I have the following results in a variable called results:
0 a b this is my first file
1 c d this is my second file
2 e f this is my third file
3 g h this is my fourth file
4 i j this is my fifth file
I want to parse the results into a pandas DataFrame. The result I want is
Calling read_csv
0 | a | b | this is my first file |
1 | c | d | this is my second file |
2 | e | f | this is my third file |
Instead, when I called:
read_csv(StringIO(results), delim_whitespace=True), I get :
0 | a | b | this | is | my | first | file |
1 | c | d | this | is | my | second | file |
2 | e | f | this | is | my | third | file |
Is there any way to specify the max number of delimiter while using delim_whitespace ?
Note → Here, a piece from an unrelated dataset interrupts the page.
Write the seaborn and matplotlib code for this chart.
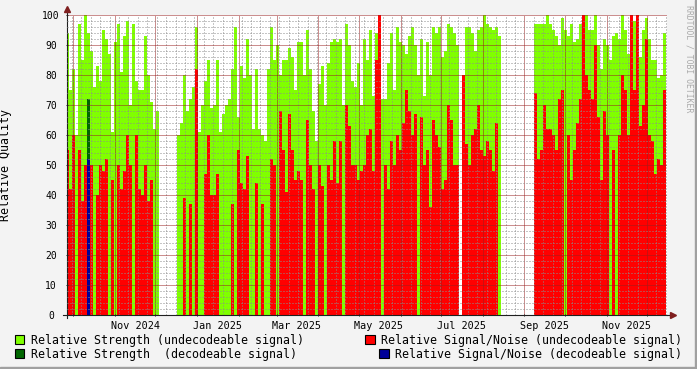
import numpy as np
import pandas as pd
import matplotlib
matplotlib.use("Agg")
import matplotlib.pyplot as plt
import matplotlib.dates as mdates
from matplotlib.ticker import MultipleLocator
from matplotlib.patches import Patch, Rectangle
import seaborn as sns

nan = np.nan

# ---------------- data ----------------
first_bin = "2024-09-25 14:00"     # start of the first sample column
bin_hours = 53.46                  # width of one sample column

strength_undec = [
    94, 75, 82, 60, 97, 85, 100, 94, 88, 76, 83, 78, 95, 92, 87, 61, 91, 97, 81, 93, 98, 70, 97, 78, 75,
    75, 93, 80, 71, 62, 68, nan, nan, nan, nan, nan, nan, 60, 64, 80, 68, 72, 76, 96, 61, 70, 78, 85, 69, 70,
    85, 61, 67, 70, 72, 82, 96, 66, 83, 79, 92, 80, 62, 82, 62, 60, 58, 82, 96, 85, 90, 80, 85, 85, 89,
    86, 75, 91, 91, 80, 95, 82, 68, 58, 77, 83, 70, 84, 91, 92, 91, 92, 70, 97, 90, 78, 76, 84, 70, 92,
    85, 95, 73, 94, 100, 72, 72, 84, 94, 75, 96, 91, 90, 87, 93, 96, 90, 80, 92, 73, 91, 80, 96, 94, 96,
    86, 88, 97, 96, 94, 90, nan, 76, 96, 96, 94, 88, 95, 96, 100, 97, 96, 95, 96, 93, nan, nan, nan, nan, nan,
    nan, nan, nan, nan, nan, nan, 97, 97, 97, 97, 100, 97, 95, 93, 90, 99, 95, 93, 97, 91, 92, 97, 100, 100, 95,
    95, 100, 90, 82, 92, 90, 85, 93, 94, 92, 100, 95, 87, 100, 98, 100, 86, 95, 99, 92, 85, 85, 79, 80, 94,
]
snr_undec = [
    55, 42, 60, 0, 55, 38, 50, 52, 50, 0, 40, 50, 48, 52, 0, 45, 0, 50, 42, 48, 60, 50, 0, 60, 42,
    40, 50, 38, 45, 0, 0, nan, nan, nan, nan, nan, nan, 0, 0, 39, 0, 37, 0, 82, 0, 0, 47, 60, 40, 40,
    47, 0, 0, 0, 0, 37, 0, 55, 44, 42, 53, 0, 0, 44, 0, 37, 0, 0, 52, 50, 0, 68, 55, 41, 67,
    55, 45, 48, 45, 0, 65, 50, 42, 0, 50, 43, 0, 50, 45, 58, 44, 58, 0, 70, 63, 50, 50, 45, 48, 50,
    60, 62, 48, 85, 100, 0, 50, 42, 58, 50, 60, 55, 64, 75, 68, 60, 67, 0, 66, 50, 55, 36, 65, 60, 56,
    42, 45, 70, 65, 50, 50, nan, 80, 57, 50, 60, 62, 70, 55, 53, 58, 55, 48, 64, 0, nan, nan, nan, nan, nan,
    nan, nan, nan, nan, nan, nan, 74, 52, 55, 70, 62, 62, 60, 55, 72, 75, 0, 60, 45, 55, 64, 72, 100, 80, 75,
    72, 90, 66, 45, 68, 60, 0, 55, 0, 60, 80, 75, 60, 100, 75, 100, 63, 70, 92, 60, 58, 47, 52, 50, 75,
]
dec_dates = ["2024-10-12"]
strength_dec = [72]
snr_dec = [52]

x_tick_labels = ["Nov 2024", "Jan 2025", "Mar 2025", "May 2025", "Jul 2025", "Sep 2025", "Nov 2025"]
y_ticks = list(range(0, 101, 10))
view_start = "2024-09-26 08:40"
view_end = "2025-12-15 20:40"

legend_labels = [
    "Relative Strength (undecodeable signal)",
    "Relative Signal/Noise (undecodeable signal)",
    "Relative Strength  (decodeable signal)",
    "Relative Signal/Noise (decodeable signal)",
]
colors = ["#80FF00", "#FF0000", "#006600", "#000099"]

# ---------------- figure ----------------
W, H = 697, 369
MONO = "DejaVu Sans Mono"
plt.rcParams["font.family"] = [MONO, "DejaVu Sans"]

fig = plt.figure(figsize=(W / 100, H / 100), dpi=100, facecolor="#F3F3F3")
ax = fig.add_axes([67 / W, (H - 315) / H, 600 / W, 300 / H])
ax.set_facecolor("white")

t0 = mdates.date2num(pd.Timestamp(first_bin))
step = bin_hours / 24.0
n = len(strength_undec)
centers = t0 + step * (np.arange(n) + 0.5)
brange = (t0, t0 + step * n)


def draw(xs, vals, color, z):
    df = pd.DataFrame({"t": np.asarray(xs, dtype=float), "v": np.asarray(vals, dtype=float)}).dropna()
    sns.histplot(data=df, x="t", weights="v", binwidth=step, binrange=brange, color=color, alpha=1,
                 linewidth=0, element="bars", fill=True, ax=ax, zorder=z,
                 antialiased=False)


draw(centers, strength_undec, colors[0], 1)
draw(centers, snr_undec, colors[1], 1.1)
dec_x = mdates.date2num(pd.to_datetime(dec_dates))
draw(dec_x, strength_dec, colors[2], 1.2)
draw(dec_x, snr_dec, colors[3], 1.3)

ax.set_xlim(mdates.date2num(pd.Timestamp(view_start)), mdates.date2num(pd.Timestamp(view_end)))
ax.set_ylim(0, 100)

# grid
ax.xaxis.set_major_locator(mdates.MonthLocator())
ax.xaxis.set_minor_locator(mdates.WeekdayLocator(byweekday=mdates.MO))
ax.xaxis.set_major_formatter(plt.NullFormatter())
ax.set_yticks(y_ticks)
ax.yaxis.set_minor_locator(MultipleLocator(2))
ax.set_axisbelow(False)
ax.grid(which="minor", color=(0.55, 0.55, 0.55, 0.28), linestyle=(0, (1, 2)), linewidth=0.72)
ax.grid(which="major", color=(0.6, 0.12, 0.12, 0.3), linestyle=(0, (1, 1)), linewidth=0.72)

ax.tick_params(axis="both", which="major", length=2, width=0.7, direction="inout", color="#202020")
ax.tick_params(axis="both", which="minor", length=0)
ax.tick_params(axis="y", labelsize=7, pad=10.5, labelcolor="black")
for lab in ax.get_yticklabels():
    lab.set_horizontalalignment("center")

# month labels centred half a month after the month start
label_pos = [mdates.date2num(pd.to_datetime(s, format="%b %Y")) + 15 for s in x_tick_labels]
sec = ax.secondary_xaxis("bottom")
sec.set_xticks(label_pos, x_tick_labels)
sec.tick_params(length=0, pad=4, labelsize=7.3)
sec.spines["bottom"].set_visible(False)

for s in ("top", "right"):
    ax.spines[s].set_visible(False)
for s in ("left", "bottom"):
    ax.spines[s].set_color("#202020")
    ax.spines[s].set_linewidth(0.8)

ax.set_xlabel("")
ax.set_ylabel("Relative Quality", fontsize=8.4)
ax.yaxis.set_label_coords(-55 / 600, 0.5)

# axis extensions and arrows
axis_col = "#202020"
arrow_col = "#7F1F1F"
ax.plot([-4 / 600, 0], [0, 0], transform=ax.transAxes, clip_on=False, color=axis_col, lw=0.8)
ax.plot([0, 0], [-3 / 300, 0], transform=ax.transAxes, clip_on=False, color=axis_col, lw=0.8)
ax.plot([1, 1 + 6 / 600], [0, 0], transform=ax.transAxes, clip_on=False, color=axis_col, lw=0.8)
ax.plot([1 + 6 / 600], [0], marker=">", ms=4, color=arrow_col, transform=ax.transAxes, clip_on=False)
ax.plot([0, 0], [1, 1 + 6 / 300], transform=ax.transAxes, clip_on=False, color=axis_col, lw=0.8)
ax.plot([0], [1 + 6 / 300], marker="^", ms=4, color=arrow_col, transform=ax.transAxes, clip_on=False)

# legends
font = {"family": MONO, "size": 8.4}
hs = [Patch(facecolor=c, edgecolor="black", linewidth=0.8) for c in colors]
common = dict(frameon=False, prop=font, handlelength=0.8, handleheight=0.8,
              handletextpad=0.55, labelspacing=0.05, borderpad=0, borderaxespad=0)
fig.legend(handles=[hs[0], hs[2]], labels=[legend_labels[0], legend_labels[2]],
           loc="upper left", bbox_to_anchor=(15 / W, 1 - 334 / H), **common)
fig.legend(handles=[hs[1]], labels=[legend_labels[1]],
           loc="upper right", bbox_to_anchor=(682 / W, 1 - 334 / H), **common)
fig.legend(handles=[hs[3]], labels=[legend_labels[3]],
           loc="upper right", bbox_to_anchor=(682 / W, 1 - 348 / H), **common)

# watermark
fig.text(689 / W, 1 - 5 / H, "RRDTOOL / TOBI OETIKER", rotation=270, ha="center", va="top",
         fontsize=5.9, color="#AAAAAA", family=MONO)

# frame shading (bottom / right)
fig.patches.append(Rectangle((0, 0), 1, 2 / H, transform=fig.transFigure, color="#A0A0A0", zorder=-1))
fig.patches.append(Rectangle((1 - 2 / W, 0), 2 / W, 1, transform=fig.transFigure, color="#A0A0A0", zorder=-1))

fig.savefig("out.png", dpi=100, facecolor=fig.get_facecolor())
CodePudding user response:
# Data
results = """a b this is my first file
c d this is my second file
e f this is my third file
g h this is my fourth file
i j this is my fifth file"""
lines = results.split("\n")
words = [line.split(maxsplit=2) for line in lines]
df = pd.DataFrame(words)
CodePudding user response:
You can use:
data = """0 a b this is my first file
1 c d this is my second file
2 e f this is my third file
3 g h this is my fourth file
4 i j this is my fifth file"""
data = [line.split(' ', 3) for line in data.split('\n')]
df = pd.DataFrame(data=data)
OUTPUT:
0 1 2 3
0 0 a b this is my first file
1 1 c d this is my second file
2 2 e f this is my third file
3 3 g h this is my fourth file
4 4 i j this is my fifth file